Years ago, a band giving away CDs would find takers. Now we suffer from an overabundance of music and a shortage of time. When I do buy a CD, I put it on my computer and put the CD wherever it happens to lie. Some find their way to storage, others float around my apartment for months.

LPs are not wonderful. They’re heavy, they degrade and they’re inconvenient to store and to play – but with an LP I feel like I own my music in a way that escapes me with digital media, whether physical (with CDs) or not (with MP3s, et al.).

Record Store Day was founded a few years ago to promote independent record stores, which have been something of an endangered species since record label consolidation and record store consolidation hit full throttle in the ‘90s.

My favorite haunts are Boise’s Record Exchange, that has a killer gift shop and café besides a good amount of used and new LPs and CDs; Amoeba Records in Berkley, San Francisco and Hollywood — each the size of a floor or two of UI’s library; and Bop Street Records in Seattle, that devotes its ample space almost exclusively to vinyl and is a favorite haunt of both DJ Shadow and Radiohead’s Thom Yorke, two of my favorite musicians.

More locally, Pullman’s Atom Heart Music stocks new and old music and has a Spokane distributor that accommodates requests (scoring me three Tom Waits LPs a year ago).

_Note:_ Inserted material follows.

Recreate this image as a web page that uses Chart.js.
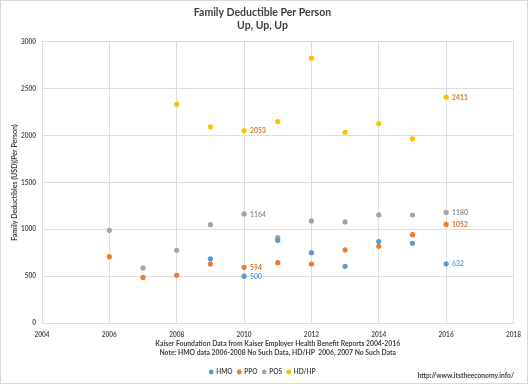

Goodwill and the Salvation Army tend to be heavy on Lawrence Welk and Christmas music, but will occasionally have, you know, Captain and Tennille or something else marginally worthwhile.

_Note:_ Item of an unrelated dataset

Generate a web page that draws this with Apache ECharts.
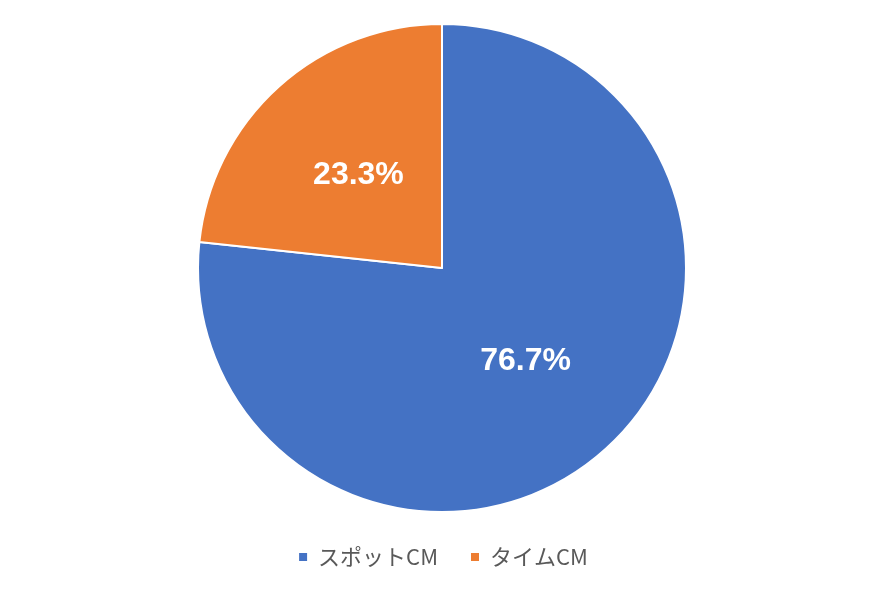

Most independent labels have begun, continued or restarted vinyl production – you can get Bright Eyes and M. Ward on wax, naturally. But even majors are getting into the game: Radiohead’s albums with Capitol have been reissued on vinyl, and most of Neil Young’s latest albums on Reprise are making their way to the format too.

I don’t anticipate reel-to-reel, 8-tracks or cassettes coming back, but for however long it lasts, vinyl is a fact of the music industry at present. It’s also a fact of the past – being the predominant format for 50 years, there’s vinyl that will never officially make it to CD or MP3.

I’m a little bummed I missed the days of the CD revolution, when people threw out their LP collections for no good reason. If I had a dollar for every time I’ve seen Herb Alpert in a thrift-store bin, I’d be a rich man. But the Beatles, who were somewhat more popular and sold many albums, can hardly be found for a dollar. Sometimes, you get what you pay for.